Als kleinen „Spaß-Punkt“ ließ er am Ende noch vier Tore zu dieser Übung hinzufügen. Diese Diamantform schnitt die Ecken des Feldes ab, wodurch die zentralen Räume essenziell wurden. Das Spiel ging stetig hin und her, praktisch vom einen Eck ins andere. Es bedarf einer hohen Konzentration, um ständig die Position zu wechseln, die Aufgaben zu kennen, sich wieder neu zu positionieren und gleichzeitig den Ball zu fordern sowie die Mitspieler im Blick zu behalten. Diese diagonal flache Spielweise bildet die Basis für ein hochwertiges Positionsspiel und zwang die Spieler zu dieser Herangehensweise.

Allgemein fiel auf, dass Kompany im Cool-Down nochmals auf technische Inhalte setzte, um der aktiven Regeneration zu dienen. Dabei erkennt man jedoch, dass das Level der Intensität stets hoch bleiben muss und Kompany dies mit seinem Coaching auch immer einfordert. Wiederholungen oder bloße Laufrunden zu absolvieren oder Zeit auf Rudergeräten, Laufbändern und Fahrrädern zu verbringen, ist vergebliche Mühe, wenn dies nicht zu Leistungssteigerungen auf dem Spielfeld führt.
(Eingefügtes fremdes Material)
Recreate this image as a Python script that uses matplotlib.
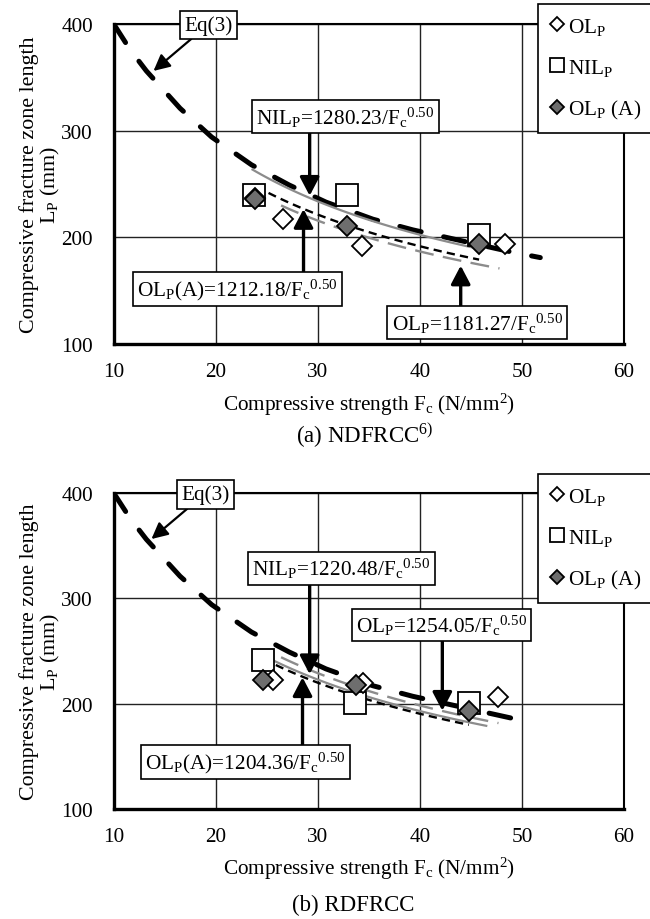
import numpy as np
import matplotlib.pyplot as plt
from matplotlib.patches import ArrowStyle

plt.rcParams['font.family'] = 'Liberation Serif'
plt.rcParams['mathtext.fontset'] = 'custom'
plt.rcParams['mathtext.rm'] = 'Liberation Serif'
plt.rcParams['mathtext.it'] = 'Liberation Serif:italic'
plt.rcParams['font.size'] = 15

# Eq(3) curve
eq3_fc = [10, 11.6, 13.2, 16.5, 19.6, 23.5, 27.2, 30.8, 35.4, 39.3, 43.5, 49.1, 51.8]
eq3_lp = [400, 376, 356, 321, 294, 268, 249, 233, 217, 207, 198, 186, 181]

# (a) NDFRCC
a_ol_fc = [23.8, 26.6, 34.3, 48.3]
a_ol_lp = [237, 217, 192, 194]
a_nil_fc = [23.7, 32.9, 45.8]
a_nil_lp = [240, 240, 202]
a_ola_fc = [23.8, 32.9, 45.8]
a_ola_lp = [236, 211, 194]
a_coef = {'ol': 1181.27, 'nil': 1280.23, 'ola': 1212.18}
a_range = {'ol': (26.4, 47.8), 'nil': (23.6, 46.0), 'ola': (24.0, 45.8)}

# (b) RDFRCC
b_ol_fc = [25.6, 34.4, 47.7]
b_ol_lp = [222, 220, 206]
b_nil_fc = [24.6, 33.6, 44.8]
b_nil_lp = [241, 201, 201]
b_ola_fc = [24.6, 33.7, 44.8]
b_ola_lp = [222, 218, 193]
b_coef = {'ol': 1254.05, 'nil': 1220.48, 'ola': 1204.36}
b_range = {'ol': (26.4, 47.7), 'nil': (24.6, 46.5), 'ola': (24.7, 44.8)}

W, H = 650, 920
fig = plt.figure(figsize=(W / 100, H / 100), dpi=100)


def px_axes(left, top, right, bottom):
    return fig.add_axes([left / W, 1 - bottom / H, (right - left) / W, (bottom - top) / H])


def fit_label(name, coef):
    return name + '=%.2f/F$_\\mathrm{c}$$^{0.50}$' % coef


box = dict(boxstyle='square,pad=0.2', fc='white', ec='black', lw=1.2)
big_head = ArrowStyle('-|>', head_length=0.8, head_width=0.42)
small_head = ArrowStyle('-|>', head_length=0.7, head_width=0.35)


def arrow(ax, tail, head, heavy=True):
    if heavy:
        props = dict(arrowstyle=big_head, mutation_scale=14, lw=2.4, color='black',
                     shrinkA=0, shrinkB=0)
    else:
        props = dict(arrowstyle=small_head, mutation_scale=14, lw=1.6, color='black',
                     shrinkA=0, shrinkB=0)
    ax.annotate('', xy=head, xytext=tail, arrowprops=props, zorder=8)


def label(ax, x, y, s):
    ax.text(x, y, s, ha='center', va='center', fontsize=15.3, bbox=box, zorder=9)


def panel(ax, ol, nil, ola, coef, rng, eq3_end, legend_top):
    ax.set_xlim(10, 60)
    ax.set_ylim(100, 400)
    ax.set_xticks(range(10, 61, 10))
    ax.set_yticks(range(100, 401, 100))
    ax.grid(True, color='#222222', lw=1.0)
    ax.set_axisbelow(True)
    ax.tick_params(length=0, labelsize=15.3)
    ax.tick_params(axis='x', pad=13)
    ax.tick_params(axis='y', pad=15)
    for side in ['left', 'bottom']:
        ax.spines[side].set_linewidth(2.4)
    for side in ['top', 'right']:
        ax.spines[side].set_linewidth(1.5)

    # Eq(3)
    ax.plot(eq3_fc[:eq3_end], eq3_lp[:eq3_end], color='black', lw=3.6,
            dashes=(4.4, 4.6), dash_capstyle='round', zorder=3)

    # fitted curves
    x = np.linspace(*rng['nil'], 100)
    ax.plot(x, coef['nil'] / np.sqrt(x), color='#8c8c8c', lw=1.6, zorder=3)
    x = np.linspace(*rng['ola'], 100)
    ax.plot(x, coef['ola'] / np.sqrt(x), color='black', lw=1.7, dashes=(3.5, 2.2), zorder=3)
    x = np.linspace(*rng['ol'], 100)
    ax.plot(x, coef['ol'] / np.sqrt(x), color='#8c8c8c', lw=1.7, dashes=(8, 4), zorder=3)

    h_nil, = ax.plot(*nil, ls='none', marker='s', ms=15.5, mfc='white', mec='black',
                     mew=1.3, zorder=5, label='NIL$_\\mathrm{P}$')
    h_ol, = ax.plot(*ol, ls='none', marker='D', ms=10.5, mfc='white', mec='black',
                    mew=1.3, zorder=6, label='OL$_\\mathrm{P}$')
    h_ola, = ax.plot(*ola, ls='none', marker='D', ms=10.5, mfc='#6e6e6e', mec='black',
                     mew=1.3, zorder=7, label='OL$_\\mathrm{P}$ (A)')

    leg = ax.legend(handles=[h_ol, h_nil, h_ola], loc='upper left',
                    bbox_to_anchor=(538 / W, 1 - legend_top / H),
                    bbox_transform=fig.transFigure, fontsize=15.3, markerscale=0.68,
                    frameon=True, fancybox=False, edgecolor='black', framealpha=1,
                    handlelength=0.7, handletextpad=0.15, labelspacing=0.95,
                    borderpad=0.55, borderaxespad=0)
    leg.get_frame().set_linewidth(1.2)
    leg.set_zorder(10)

    ax.set_xlabel('Compressive strength F$_\\mathrm{c}$ (N/mm$^2$)', fontsize=15.3)
    ax.xaxis.set_label_coords(0.5, -0.145)
    ax.set_ylabel('Compressive fracture zone length\nL$_\\mathrm{P}$ (mm)',
                  fontsize=15.8, linespacing=0.95)
    ax.yaxis.set_label_coords(-0.102, 0.5)


# (a) NDFRCC
ax1 = px_axes(113.7, 25, 624, 345)
panel(ax1, (a_ol_fc, a_ol_lp), (a_nil_fc, a_nil_lp), (a_ola_fc, a_ola_lp),
      a_coef, a_range, len(eq3_fc), 5)
label(ax1, 19.3, 399, 'Eq(3)')
arrow(ax1, (17.6, 386), (13.9, 356), heavy=False)
label(ax1, 32.7, 313, fit_label('NIL$_\\mathrm{P}$', a_coef['nil']))
arrow(ax1, (29.2, 301), (29.2, 239))
label(ax1, 22.1, 151.6, fit_label('OL$_\\mathrm{P}$(A)', a_coef['ola']))
arrow(ax1, (28.6, 161), (28.6, 226.5))
label(ax1, 45.6, 120, fit_label('OL$_\\mathrm{P}$', a_coef['ol']))
arrow(ax1, (44.0, 133.5), (44.0, 173.5))
fig.text(365 / W, 1 - 436 / H, '(a) NDFRCC$^{6)}$', ha='center', va='center', fontsize=16.5)

# (b) RDFRCC
ax2 = px_axes(113.7, 494, 624, 810)
panel(ax2, (b_ol_fc, b_ol_lp), (b_nil_fc, b_nil_lp), (b_ola_fc, b_ola_lp),
      b_coef, b_range, len(eq3_fc) - 1, 475)
label(ax2, 19.0, 398.6, 'Eq(3)')
arrow(ax2, (17.2, 385), (13.7, 356.3), heavy=False)
label(ax2, 32.3, 328.6, fit_label('NIL$_\\mathrm{P}$', b_coef['nil']))
arrow(ax2, (29.2, 316), (29.2, 228))
label(ax2, 42.1, 274.7, fit_label('OL$_\\mathrm{P}$', b_coef['ol']))
arrow(ax2, (42.2, 261.4), (42.2, 193.3))
label(ax2, 22.9, 144.6, fit_label('OL$_\\mathrm{P}$(A)', b_coef['ola']))
arrow(ax2, (28.5, 158), (28.5, 225))
fig.text(353 / W, 1 - 905 / H, '(b) RDFRCC', ha='center', va='center', fontsize=16.5)

fig.savefig('out.png', dpi=100)
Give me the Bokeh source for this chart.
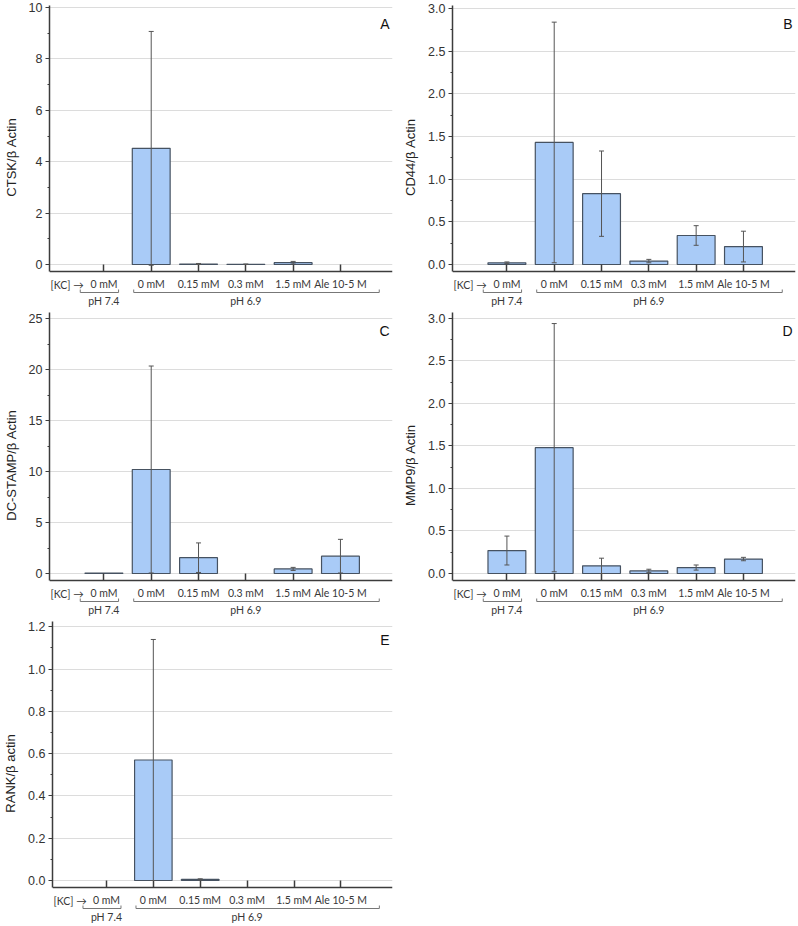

Daher wirkte es auf mich so, als hätte man in den ersten Tests Spieler mit Leistungsdefiziten im athletischen Bereich identifiziert, die individuell diesen Abstand aufholen sollen, ohne das Kollektiv dafür zu bestrafen.

Fazit

Zusammenfassend lässt sich sagen, dass Vincent Kompanys Stil eine bedeutende Entwicklung in der Philosophie des Vereins aufzeigt. Kompany verfolgt einen dynamischen und progressiven Ansatz, der auf Ballbesitzfußball, hohem, aber flexiblem Pressing und Stabilität in den Umschaltphasen basiert. Dabei wurde Kompany in seiner Trainingsarbeit maßgeblich von Trainern wie Guardiola und De Zerbi geprägt, was sich in Aspekten wie dem 2+1-4-Aufbau oder der Rondo-Übung zeigt.

Dieser erste Eindruck unterstreicht, dass Kompany nicht nur geholt wurde, weil er verfügbar war, sondern weil seine Ideen sich mit der Philosophie des FC Bayern im Bereich Positions- und Ballbesitzspiel überschneiden. Auch Personalien wie René Maric unterstützen dies vollumfänglich,: „Wir wollen immer die dominante Mannschaft sein. Wir wollen immer den Raum für den Gegner minimieren, wenn sie den Ball haben, und ihn maximieren, wenn wir ihn haben. Wir wollen Spieler haben, die das individuell können, wir wollen eine Struktur und dann Coaching-Punkte, damit die Spieler lernen können, das als Team umzusetzen und in all diesen vier Spielphasen zu dominieren.“ (Training Ground Guru) Maric, Kompany und Danks arbeiten allgemein in der Trainingsarbeit sehr eng zusammen, niemand steht still, alle geben ihre Punkte aktiv in die Einheiten. Hierbei teilt das Team sich auf, bspw. erhält jeder Trainer ein anderes Team, welches er im besonderen Fokus hält. Passübungen gehören allerdings eher in den Bereich von Danks, während sich Maric um mannschaftstaktische Übungen kümmert.